Лира — струнный музыкальный инструмент, похожий на кифару, т. е. на еще более распространенный в античности струнный инструмент, но меньших размеров. В некоторых мифах изобретателем лиры называют Гермеса. Именно он, тоже сын Зевса, покровитель пастухов и путников, бог торговли и прибыли (в римской мифологии — Меркурий) дарит лиру Аполлону и становится покровителем рынка, а потому и ораторского искусства, а также учредителем гимнастических упражнений. Напомним также, что популярный альманах пушкинской эпохи в соответствии с неоклассической модой пушкинских времен назывался «Северная Лира».
Греция — страна Гомера, т. е. страна того времени, когда греки еще не назывались греками или эллинами. У Гомера они зовутся либо аргивянами (обобщенное название жителей Аргоса), либо ахейцами (по имени одного из греческих племен), либо данайцами (Данай мыслился родоначальником племени аргивян).
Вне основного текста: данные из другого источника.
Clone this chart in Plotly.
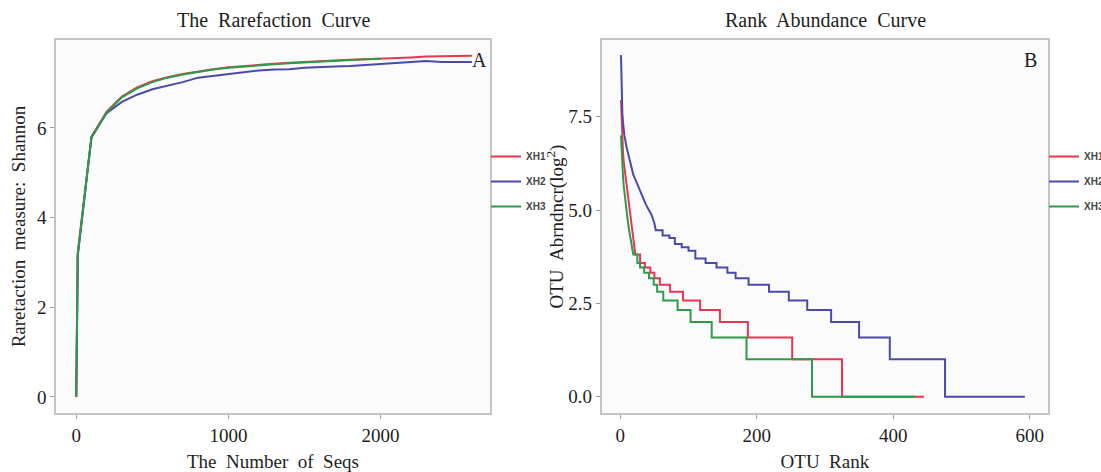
import plotly.graph_objects as go

W, H = 1101, 472

# ---------------- data: rarefaction (Shannon vs number of seqs) ----------------
seqs_a = [0, 10, 100, 200, 300, 400, 500, 600, 700, 800, 900, 1000, 1100, 1200,
          1300, 1400, 1500, 1600, 1700, 1800, 1900, 2000, 2100, 2200, 2300, 2400, 2500, 2600]
shannon_xh1 = [0, 3.2, 5.8, 6.36, 6.7, 6.9, 7.04, 7.13, 7.2, 7.26, 7.31, 7.35, 7.38, 7.41,
               7.43, 7.45, 7.47, 7.49, 7.5, 7.52, 7.53, 7.54, 7.56, 7.57, 7.59, 7.6, 7.61, 7.61]
shannon_xh2 = [0, 3.15, 5.8, 6.33, 6.58, 6.74, 6.86, 6.94, 7.02, 7.12, 7.16, 7.19, 7.24, 7.28,
               7.3, 7.31, 7.34, 7.36, 7.37, 7.38, 7.4, 7.43, 7.45, 7.46, 7.49, 7.47, 7.47, 7.47]
seqs_c = [0, 10, 100, 200, 300, 400, 500, 600, 700, 800, 900, 1000, 1100, 1200,
          1300, 1400, 1500, 1600, 1700, 1800, 1900, 2000]
shannon_xh3 = [0, 3.2, 5.78, 6.34, 6.68, 6.88, 7.02, 7.12, 7.19, 7.25, 7.3, 7.34, 7.37, 7.4,
               7.42, 7.44, 7.46, 7.48, 7.5, 7.51, 7.53, 7.54]

# ---------------- data: rank abundance (log2 abundance vs OTU rank) ----------------
# steep head of each curve (rank, log2 abundance)
head_rank_xh1 = [1, 2, 3, 4, 5, 7, 9, 11, 13, 15, 17, 19]
head_abund_xh1 = [7.95, 7.3, 6.9, 6.55, 6.3, 6.0, 5.75, 5.45, 5.12, 4.78, 4.48, 4.2]
# stepped tail: each level starts at a rank and holds until the next start
step_start_xh1 = [22, 29, 36, 44, 50, 58, 73, 92, 117, 146, 187, 252, 325]
step_level_xh1 = [3.81, 3.58, 3.46, 3.32, 3.17, 3.0, 2.81, 2.58, 2.32, 2.0, 1.585, 1.0, 0.0]
last_rank_xh1 = 445

head_rank_xh2 = [1, 2, 3, 4, 6, 9, 12, 15, 19, 23, 28, 31, 34, 38, 42, 46, 50]
head_abund_xh2 = [9.15, 8.2, 7.6, 7.35, 7.0, 6.7, 6.45, 6.25, 5.95, 5.78, 5.58, 5.45, 5.3,
                  5.13, 4.98, 4.86, 4.64]
step_start_xh2 = [52, 62, 72, 80, 90, 100, 110, 125, 141, 157, 169, 188, 218, 247, 274,
                  309, 350, 395, 476]
step_level_xh2 = [4.46, 4.32, 4.25, 4.09, 4.0, 3.91, 3.7, 3.58, 3.46, 3.32, 3.17, 3.0, 2.81,
                  2.58, 2.32, 2.0, 1.585, 1.0, 0.0]
last_rank_xh2 = 593

head_rank_xh3 = [1, 2, 3, 4, 5, 7, 9, 11, 13, 15, 17]
head_abund_xh3 = [7.0, 6.5, 6.2, 5.9, 5.65, 5.3, 5.0, 4.7, 4.45, 4.2, 4.0]
step_start_xh3 = [19, 25, 29, 35, 42, 49, 54, 63, 84, 103, 134, 185, 281]
step_level_xh3 = [3.81, 3.58, 3.46, 3.32, 3.17, 3.0, 2.81, 2.58, 2.32, 2.0, 1.585, 1.0, 0.0]
last_rank_xh3 = 433

series_names = ["XH1", "XH2", "XH3"]
colors = ["#EA3550", "#4A4AAA", "#2E9A4A"]

x_ticks_a = [0, 1000, 2000]
y_ticks_a = [0, 2, 4, 6]
x_ticks_b = [0, 200, 400, 600]
y_ticks_b = [0.0, 2.5, 5.0, 7.5]
y_ticktext_b = ["0.0", "2.5", "5.0", "7.5"]

FONT = "Liberation Serif"
TXT = "#1e1e1e"


def rank_curve(head_r, head_a, starts, levels, last):
    xs, ys = list(head_r), list(head_a)
    ends = starts[1:] + [last]
    for s, e, lv in zip(starts, ends, levels):
        xs += [s, e]
        ys += [lv, lv]
    return xs, ys


fig = go.Figure()

rare = [(seqs_a, shannon_xh1), (seqs_a, shannon_xh2), (seqs_c, shannon_xh3)]
for i, (xs, ys) in enumerate(rare):
    fig.add_trace(go.Scatter(x=xs, y=ys, mode="lines", name=series_names[i],
                             line=dict(color=colors[i], width=2),
                             xaxis="x", yaxis="y", legend="legend",
                             legendgroup="a%d" % i))

rankab = [
    rank_curve(head_rank_xh1, head_abund_xh1, step_start_xh1, step_level_xh1, last_rank_xh1),
    rank_curve(head_rank_xh2, head_abund_xh2, step_start_xh2, step_level_xh2, last_rank_xh2),
    rank_curve(head_rank_xh3, head_abund_xh3, step_start_xh3, step_level_xh3, last_rank_xh3),
]
for i, (xs, ys) in enumerate(rankab):
    fig.add_trace(go.Scatter(x=xs, y=ys, mode="lines", name=series_names[i],
                             line=dict(color=colors[i], width=2),
                             xaxis="x2", yaxis="y2", legend="legend2",
                             legendgroup="b%d" % i))


def px(v):
    return v / W


def py(v):
    return 1 - v / H


axis_common = dict(showgrid=False, zeroline=False, showline=True, mirror=True,
                   linecolor="#c4c4c4", linewidth=1.5, ticks="outside", ticklen=4,
                   tickcolor="#9a9a9a", tickwidth=1,
                   tickfont=dict(family=FONT, size=19, color=TXT))

ydom = [py(413), py(40)]
legend_font = dict(family="Liberation Sans Narrow, Liberation Sans", size=10,
                   color="#444444", weight="bold")

fig.update_layout(
    width=W, height=H,
    margin=dict(l=0, r=0, t=0, b=0, autoexpand=False),
    paper_bgcolor="white",
    plot_bgcolor="#fbfbfb",
    xaxis=dict(domain=[px(56), px(490)], range=[-133, 2719], tickvals=x_ticks_a,
               title=dict(text="The\u00a0 Number\u00a0 of\u00a0 Seqs",
                          font=dict(family=FONT, size=19, color=TXT), standoff=10),
               anchor="y", **axis_common),
    yaxis=dict(domain=ydom, range=[-0.36, 7.96], tickvals=y_ticks_a,
               title=dict(text="Raretaction\u00a0 measure:\u00a0 Shannon",
                          font=dict(family=FONT, size=19, color=TXT), standoff=6),
               anchor="x", **axis_common),
    xaxis2=dict(domain=[px(601.6), px(1048.2)], range=[-27.4, 627.2], tickvals=x_ticks_b,
                title=dict(text="OTU\u00a0 Rank",
                           font=dict(family=FONT, size=19, color=TXT), standoff=10),
                anchor="y2", **axis_common),
    yaxis2=dict(domain=ydom, range=[-0.437, 9.555], tickvals=y_ticks_b, ticktext=y_ticktext_b,
                title=dict(text="OTU\u00a0 Abrndncr(log<sup>2</sup>)",
                           font=dict(family=FONT, size=19, color=TXT), standoff=0),
                anchor="x2", **axis_common),
    legend=dict(x=px(486), y=py(142), xanchor="left", yanchor="top",
                bgcolor="rgba(0,0,0,0)", tracegroupgap=6, font=legend_font),
    legend2=dict(x=px(1044), y=py(142), xanchor="left", yanchor="top",
                 bgcolor="rgba(0,0,0,0)", tracegroupgap=6, font=legend_font),
    showlegend=True,
)

annotations = [
    dict(text="The\u00a0 Rarefaction\u00a0 Curve", x=px(273), y=py(20), xref="paper", yref="paper",
         showarrow=False, font=dict(family=FONT, size=20, color=TXT), xanchor="center", yanchor="middle"),
    dict(text="Rank\u00a0 Abundance\u00a0 Curve", x=px(825), y=py(20), xref="paper", yref="paper",
         showarrow=False, font=dict(family=FONT, size=20, color=TXT), xanchor="center", yanchor="middle"),
    dict(text="A", x=px(479), y=py(60), xref="paper", yref="paper", showarrow=False,
         font=dict(family=FONT, size=20, color=TXT), xanchor="center", yanchor="middle"),
    dict(text="B", x=px(1030), y=py(60), xref="paper", yref="paper", showarrow=False,
         font=dict(family=FONT, size=20, color=TXT), xanchor="center", yanchor="middle"),
]
fig.update_layout(annotations=annotations)

fig.write_html("out.html", config={"displayModeBar": False},
               post_script="document.body.style.margin='0';")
Поклонник Феокрита, А. Шенье чаще всего (в других стихах) пользуется словом «эллины», имея в виду некий символ Греции, уже запечатленный в искусстве классицистов и неоклассицистов (классиков и неоклассиков)52.
Другой укоренившийся лексико-семантический пласт текста разбираемого стихотворения связан с созданием условно-символического образа Гомера как богоравного Поэта, укоренившегося в сознании современников представления о нем. Существующие девять античных биографий Гомера полны вымыслов и часто являются подделками. Традиционный образ Гомера, существующий уже около трех тысяч лет, сводится к образу слепого и мудрого (а по Овидию, еще и бедного), обязательно старого певца, создающего замечательные сказания под неизменной сенью вдохновляющей его музы и ведущего жизнь странствующего рапсода53. Имени «Гомер» Андре Шенье не произносит, у него появляются лишь старец, слепой, слепец, Бог Греции. В своем метафорическом значении эти слова могут быть отнесены к предыдущей семантической группе, помогающей создать греческое пространство. Однако в первоначальном своем значении эти слова в Древней Греции имели другой смысл.
Старец и дитя— фигуры, полные таинственного значения для метафорической архаики. Античную классику обычно интересует муж, воин и гражданин, находящий в периоде «акмэ», в возрасте, когда совершаются деяния. Место стариков, почитаемых за прежние «деяния» и накопленный в этих «деяниях» опыт, находится вне мира «мужей». Старик — уже не воин, так же как ребенок — еще не воин. Но классическая поэзия предлагает целую галерею образов стариков, полных неоспоримой значительности, а детство чаще остается вообще вне ее кругозора. И только тогда, когда эти понятия видоизменяются, появляется сентиментальное, забавное и колоритное54.
Андре Шенье пишет буколику, вероятнее всего думая о Гомере, но не называя его этим именем, как бы это сделали позднегреческие поэты. Таким образом проявляется классическая симметрия: подразумеваемый мифический образ оказывается равным образу человеческому. Загадочный слепец может быть Гомером, а может и не быть. Впрочем, он относительно определенно назван «Богом, покровителем Греции» (строки 9 и 15). Однако в гомеровские времена покровитель Греции— это, скорее, олимпийский синклит богов, а не слепой «белоглавый старик» с «земным и дряхлеющим телом». Однако во все последующие времена истинным символом Греции становится этот поэт, прославивший страну созданием «Илиады» и «Одиссеи». Гомер богоподобен, поскольку его деяния простираются далеко за границы его времени. Эта мысль была очень близка А. С. Пушкину, именно она звучит в неоклассическом стихотворении, более чем известном всем современникам — «Я памятник себе воздвиг…»: «Вознесся выше он главою непокорной Александрийского столпа». И только поэтому «к нему не зарастет народная тропа».